During the Term, neither party shall issue any press release with respect to these transactions contemplated hereby without the prior written consent of the other party.

9.4 Entire Terms & Conditions. These Terms contain the entire agreement of the parties with respect to the transactions contemplated hereby and supersedes all prior written and oral agreements, and all contemporaneous oral agreements, relating to such transactions.

9.5 Equitable Relief. The parties acknowledge and agree that each would be irreparably damaged in the event that any of the provisions affecting Confidential Information or the use of Marks are not performed by the other in accordance with their specific terms or are otherwise breached. Accordingly, it is agreed that each party is entitled to an injunction or injunctions to prevent breaches of such provisions by the other and will have the right to specifically enforce such provisions against the other in addition to any other remedy to which such aggrieved party may be entitled at law or in equity.

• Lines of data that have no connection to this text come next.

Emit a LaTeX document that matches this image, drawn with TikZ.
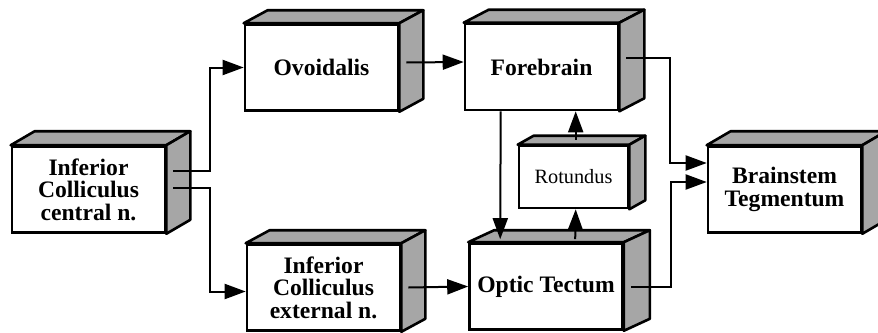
\documentclass[tikz,border=0pt]{standalone}
\usepackage{fontspec}
\setmainfont{Liberation Serif}
\usepackage{tikz}
\usetikzlibrary{calc,arrows.meta}

\tikzset{
  box/.style={draw,line width=2.6pt,fill=white,minimum width=153pt,minimum height=86pt,
    align=center,inner sep=0pt,font=\fontsize{23.6}{22.5}\selectfont\bfseries},
  smallbox/.style={box,minimum width=109pt,minimum height=62pt,font=\fontsize{20.3}{20}\selectfont},
  face/.style={draw,line width=2.6pt,fill=black!35,line join=round},
  conn/.style={line width=2pt,-{Triangle[length=21pt,width=15pt]}}
}

\begin{document}
\begin{tikzpicture}[x=1pt,y=-1pt]
\useasboundingbox (0,0) rectangle (878,332);
\node[box](icc)at(88.5,189.5){Inferior\\Colliculus\\central n.};
\node[box](ovo)at(321.5,67.5){Ovoidalis};
\node[box](fore)at(541.5,67){Forebrain};
\node[box](ice)at(323.5,287.5){Inferior\\Colliculus\\external n.};
\node[box](tect)at(546,286.5){Optic Tectum};
\node[box](brain)at(784.5,189.5){Brainstem\\Tegmentum};
\node[smallbox](rot)at(573.5,177){Rotundus};
% depth faces
\foreach \n/\dx/\dy in {icc/24/14,ovo/24/13,fore/25/13,ice/24/13,tect/26/12,brain/24/14,rot/16/9}{
  \draw[face](\n.north west)--++(\dx,-\dy)--($(\n.north east)+(\dx,-\dy)$)--(\n.north east)--cycle;
  \draw[face](\n.north east)--++(\dx,-\dy)--($(\n.south east)+(\dx,-\dy)$)--(\n.south east)--cycle;
}
% connections
\draw[conn]($(icc.east)+(7,-19)$)--++(37,0)|-(ovo.west);
\draw[conn]($(icc.east)+(7,-2)$)--++(37,0)|-($(ice.west)+(0,4)$);
\draw[conn]($(ovo.east)+(7,-5)$)--($(fore.west)+(0,-5)$);
\draw[conn]($(ice.east)+(7,0)$)--(tect.west);
\draw[conn]($(fore.south west)+(37,0)$)--($(tect.north west)+(32,-3)$);
\draw[conn]($(tect.north west)+(107,-3)$)--($(rot.south west)+(58,0)$);
\draw[conn]($(rot.north west)+(58,-5)$)--($(fore.south west)+(112,0)$);
\draw[conn]($(fore.east)+(7,-9)$)--++(44,0)|-($(brain.west)+(0,-26.5)$);
\draw[conn]($(tect.east)+(7,0.5)$)--++(40,0)|-($(brain.west)+(0,-7.5)$);
\end{tikzpicture}
\end{document}
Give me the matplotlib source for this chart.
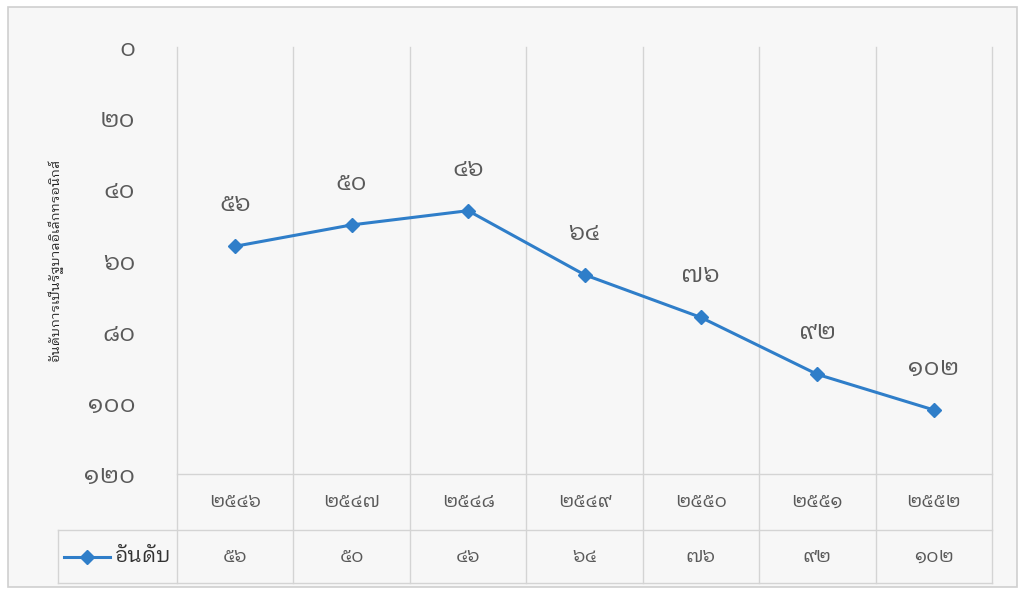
import matplotlib
matplotlib.use("Agg")
import matplotlib.pyplot as plt
import matplotlib.transforms as mtransforms
from matplotlib import font_manager
from matplotlib.ft2font import FT2Font
from matplotlib.patches import Rectangle
from matplotlib.lines import Line2D

years = ["๒๕๔๖", "๒๕๔๗", "๒๕๔๘", "๒๕๔๙", "๒๕๕๐", "๒๕๕๑", "๒๕๕๒"]
ranks = [56, 50, 46, 64, 76, 92, 102]
rank_labels = ["๕๖", "๕๐", "๔๖", "๖๔", "๗๖", "๙๒", "๑๐๒"]
y_ticks = [0, 20, 40, 60, 80, 100, 120]
y_tick_labels = ["๐", "๒๐", "๔๐", "๖๐", "๘๐", "๑๐๐", "๑๒๐"]
series_name = "อันดับ"
y_title = "อันดับการเป็นรัฐบาลอิเล็กทรอนิกส์"

line_color = "#2f7ec9"
grid_color = "#d4d4d4"
text_gray = "#595959"


# look for any installed font that actually has Thai glyphs
def find_thai_font():
    found = []
    for f in font_manager.fontManager.ttflist:
        try:
            ft = FT2Font(f.fname)
            if ft.get_char_index(0x0E50) and ft.get_char_index(0x0E01):
                found.append(f.name)
        except Exception:
            continue
    # looped Thai digits are closer to the original
    for name in found:
        if "Looped" in name:
            return name
    for name in found:
        if "Thai" in name:
            return name
    return found[0] if found else None


thai = find_thai_font()
plt.rcParams["font.family"] = [thai, "DejaVu Sans"] if thai else ["DejaVu Sans"]

W, H = 1025, 589
fig = plt.figure(figsize=(W / 100, H / 100), dpi=100, facecolor="white")

# outer chart frame
frame = fig.add_axes([0, 0, 1, 1])
frame.set_xlim(0, W)
frame.set_ylim(H, 0)
frame.axis("off")
frame.add_patch(Rectangle((8, 7), 1009, 580, facecolor="#f7f7f7",
                          edgecolor="#cfcfcf", lw=1.2))

left, right, top, bottom = 177, 992, 47, 474
ax = fig.add_axes([left / W, 1 - bottom / H, (right - left) / W, (bottom - top) / H])
ax.set_facecolor("none")
n = len(years)
xs = list(range(n))
ax.set_xlim(-0.5, n - 0.5)
ax.set_ylim(120, 0)
for s in ax.spines.values():
    s.set_visible(False)
ax.set_xticks([])
ax.set_yticks(y_ticks)
ax.set_yticklabels(y_tick_labels, fontsize=18, color=text_gray)
ax.tick_params(axis="y", length=0, pad=30)
ax.set_ylabel(y_title, fontsize=9.5, color="#222222")
ax.yaxis.set_label_coords(-0.14, 0.5)

# table geometry in axes units
ph = bottom - top
row1 = -(530 - bottom) / ph
row2 = -(583 - bottom) / ph
trans = mtransforms.blended_transform_factory(ax.transData, ax.transAxes)

# vertical grid lines running down through the table
for b in range(n + 1):
    ax.plot([b - 0.5, b - 0.5], [1, row2], color=grid_color, lw=1,
            transform=trans, clip_on=False, zorder=1)
ax.plot([-0.5, n - 0.5], [0, 0], color=grid_color, lw=1,
        transform=trans, clip_on=False)
legend_left = -0.5 - (left - 58) / ((right - left) / n)
ax.plot([legend_left, n - 0.5], [row1, row1], color=grid_color, lw=1,
        transform=trans, clip_on=False)
ax.plot([legend_left, n - 0.5], [row2, row2], color=grid_color, lw=1,
        transform=trans, clip_on=False)
ax.plot([legend_left, legend_left], [row1, row2], color=grid_color, lw=1,
        transform=trans, clip_on=False)

# series
ax.plot(xs, ranks, color=line_color, lw=2.2, marker="D", ms=7,
        zorder=3, clip_on=False)
for x, v, lab in zip(xs, ranks, rank_labels):
    ax.annotate(lab, (x, v), xytext=(0, 30), textcoords="offset points",
                ha="center", va="center", fontsize=18, color=text_gray)

# table text
for x, yr, lab in zip(xs, years, rank_labels):
    ax.text(x, row1 / 2, yr, transform=trans, ha="center", va="center",
            fontsize=14, color=text_gray, clip_on=False)
    ax.text(x, (row1 + row2) / 2, lab, transform=trans, ha="center",
            va="center", fontsize=14, color=text_gray, clip_on=False)

# legend key in the table
ymid = (row1 + row2) / 2
ax.add_line(Line2D([legend_left + 0.05, legend_left + 0.45], [ymid, ymid],
                   color=line_color, lw=2.2, transform=trans, clip_on=False))
ax.plot([legend_left + 0.25], [ymid], marker="D", ms=7, color=line_color,
        transform=trans, clip_on=False)
ax.text(legend_left + 0.49, ymid, series_name, transform=trans, ha="left",
        va="center", fontsize=15, color="#333333", clip_on=False)

fig.savefig("out.png", dpi=100, facecolor="white")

9.6 Exclusivity. Nothing shall be construed to prevent either party from selling or marketing its services through any and all channels of its choice, or to prevent Reseller from utilizing, offering or otherwise making available services that are competitive with or complementary to any aspect of the Synergy Services, including otherIP-basedtelephonyservices. Without limiting the foregoing, each party acknowledges and understands that it remains at all times solely responsible for the success and profits of its business, and that the other party makes no promises, warranties or representations regarding business success or prospects of business success in connection with the provision of the Synergy Services being sold and marketed. Each party acknowledges and understands that nothing diminishes or restricts in any way the rights of the other party to engage in competition for customers or to market its services to competitors of the first party.

9.7 Force Majeure.

a. No party is liable for any failure to perform its obligations (other than obligations to make payments of money) if such performance has been delayed, interfered with or prevented by an event of Force Majeure.

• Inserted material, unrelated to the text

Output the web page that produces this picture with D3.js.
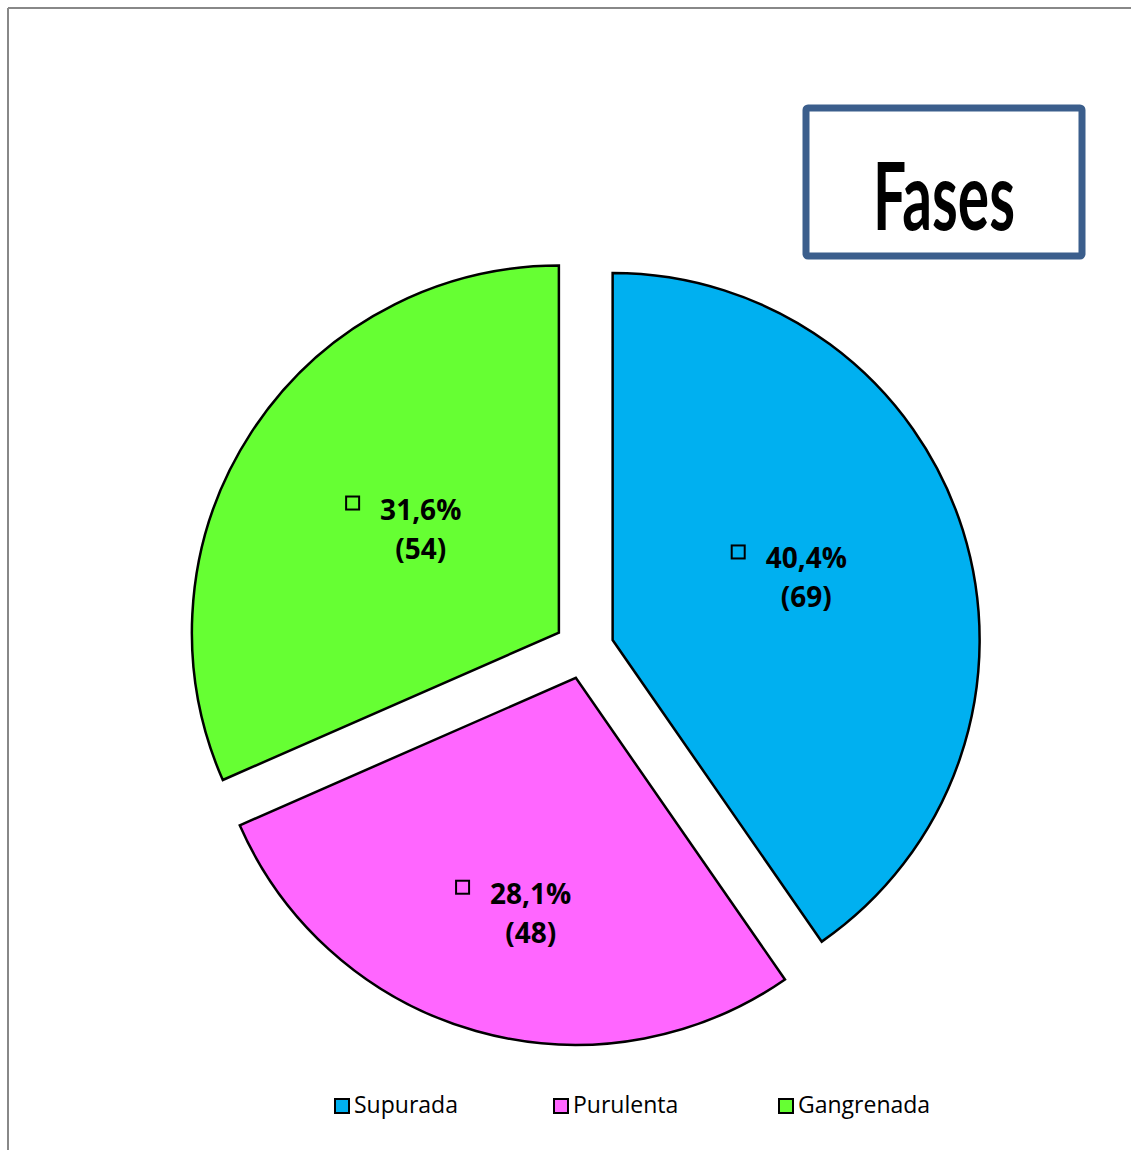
<!DOCTYPE html>
<html>
<head>
<meta charset="utf-8">
<script src="https://cdn.jsdelivr.net/npm/d3@7"></script>
<style>
  html, body { margin: 0; padding: 0; background: #fff; }
  svg { display: block; }
</style>
</head>
<body>
<svg id="chart" width="1131" height="1150"></svg>
<script>
const categories = ["Supurada", "Purulenta", "Gangrenada"];
const values = [69, 48, 54];
const colors = ["#00B0F0", "#FF66FF", "#66FF33"];
const title = "Fases";

const svg = d3.select("#chart");
const W = 1131, H = 1150;

// outer frame (top and left edges visible)
svg.append("line").attr("x1", 8).attr("y1", 8).attr("x2", W).attr("y2", 8)
  .attr("stroke", "#888").attr("stroke-width", 2);
svg.append("line").attr("x1", 8).attr("y1", 8).attr("x2", 8).attr("y2", H)
  .attr("stroke", "#888").attr("stroke-width", 2);

// title box
svg.append("rect").attr("x", 806).attr("y", 108).attr("width", 276).attr("height", 148)
  .attr("fill", "#fff").attr("stroke", "#3B5E8C").attr("stroke-width", 7).attr("rx", 2);
svg.append("text").attr("x", 873).attr("y", 230)
  .attr("font-family", "Lato, 'Open Sans', sans-serif").attr("font-weight", 700)
  .attr("font-size", 94).attr("textLength", 142).attr("lengthAdjust", "spacingAndGlyphs")
  .attr("fill", "#000").text(title);

// pie
const cx = 584, cy = 649, R = 367, explode = 30;
const total = d3.sum(values);
const pie = d3.pie().sort(null).value(d => d.value).startAngle(0).endAngle(2 * Math.PI);
const arcs = pie(categories.map((c, i) => ({ cat: c, value: values[i], color: colors[i] })));
const arc = d3.arc().innerRadius(0).outerRadius(R);

// label placement tweak per slice (radial fraction, angle shift in degrees)
const labelFactor = [0.553, 0.657, 0.468];
const labelShift = [0, -5, 3.3];

const g = svg.append("g").attr("transform", `translate(${cx},${cy})`);
arcs.forEach((a, i) => {
  const mid = (a.startAngle + a.endAngle) / 2;
  const ox = explode * Math.sin(mid), oy = -explode * Math.cos(mid);
  const sg = g.append("g").attr("transform", `translate(${ox},${oy})`);
  sg.append("path").attr("d", arc(a)).attr("fill", a.data.color)
    .attr("stroke", "#000").attr("stroke-width", 2.5).attr("stroke-linejoin", "miter");

  const la = mid + labelShift[i] * Math.PI / 180;
  const lr = R * labelFactor[i];
  const lx = lr * Math.sin(la), ly = -lr * Math.cos(la);
  const pct = (a.data.value / total * 100).toFixed(1).replace(".", ",") + "%";
  const t1 = sg.append("text").attr("x", lx).attr("y", ly - 11)
    .attr("text-anchor", "middle")
    .attr("font-family", "'Open Sans', Lato, sans-serif").attr("font-weight", 700)
    .attr("font-size", 28).attr("fill", "#000").text(pct);
  sg.append("text").attr("x", lx).attr("y", ly + 28)
    .attr("text-anchor", "middle")
    .attr("font-family", "'Open Sans', Lato, sans-serif").attr("font-weight", 700)
    .attr("font-size", 28).attr("fill", "#000").text("(" + a.data.value + ")");
  const w = t1.node().getComputedTextLength();
  sg.append("rect").attr("x", lx - w / 2 - 28 - 6).attr("y", ly - 11 - 17 - 6)
    .attr("width", 13).attr("height", 13)
    .attr("fill", "none").attr("stroke", "#000").attr("stroke-width", 2);
});

// legend
const legendX = [334, 553, 778];
const lg = svg.append("g");
categories.forEach((c, i) => {
  lg.append("rect").attr("x", legendX[i] + 1).attr("y", 1099).attr("width", 14).attr("height", 14)
    .attr("fill", colors[i]).attr("stroke", "#000").attr("stroke-width", 2);
  lg.append("text").attr("x", legendX[i] + 20).attr("y", 1113)
    .attr("font-family", "'Open Sans', sans-serif").attr("font-size", 23)
    .attr("fill", "#000").text(c);
});
</script>
</body>
</html>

b. As used in this Section, “Force Majeure” means any circumstances whatsoever which are not within the reasonable control of the party affected thereby, including without limitation an act of God, war, insurrection, riot, strike or labor dispute, shortage of materials, fire, explosion, flood, earthquake, government requisition or allocation, breakdown of or damage to plant, equipment or facilities, interruption or delay in transportation, fuel supplies or electrical power, embargo, boycott, order or act of civil or military authority, legislation, regulation or administrative rules, or any inability to obtain or maintain any governmental permit or approval. The party who declares Force Majeure will give prompt notice to the other party of such declaration.

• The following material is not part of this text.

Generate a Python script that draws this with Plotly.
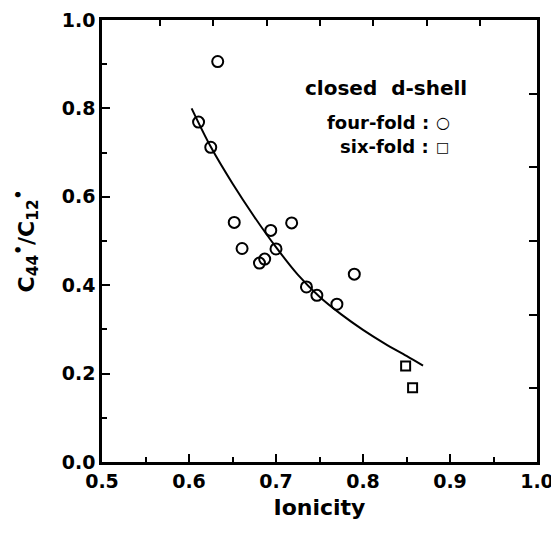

c. If the performance of any obligation has been delayed, interfered with or prevented by an event of Force Majeure, the party affected by such event will take such actions as are reasonably available to remove the event of Force Majeure or to mitigate the effect of such occurrence.

d. If an event of Force Majeure occurs, the obligations of the parties (other than obligations to make payments of money) will be suspended during, but not longer than, the continuance of the event of Force Majeure.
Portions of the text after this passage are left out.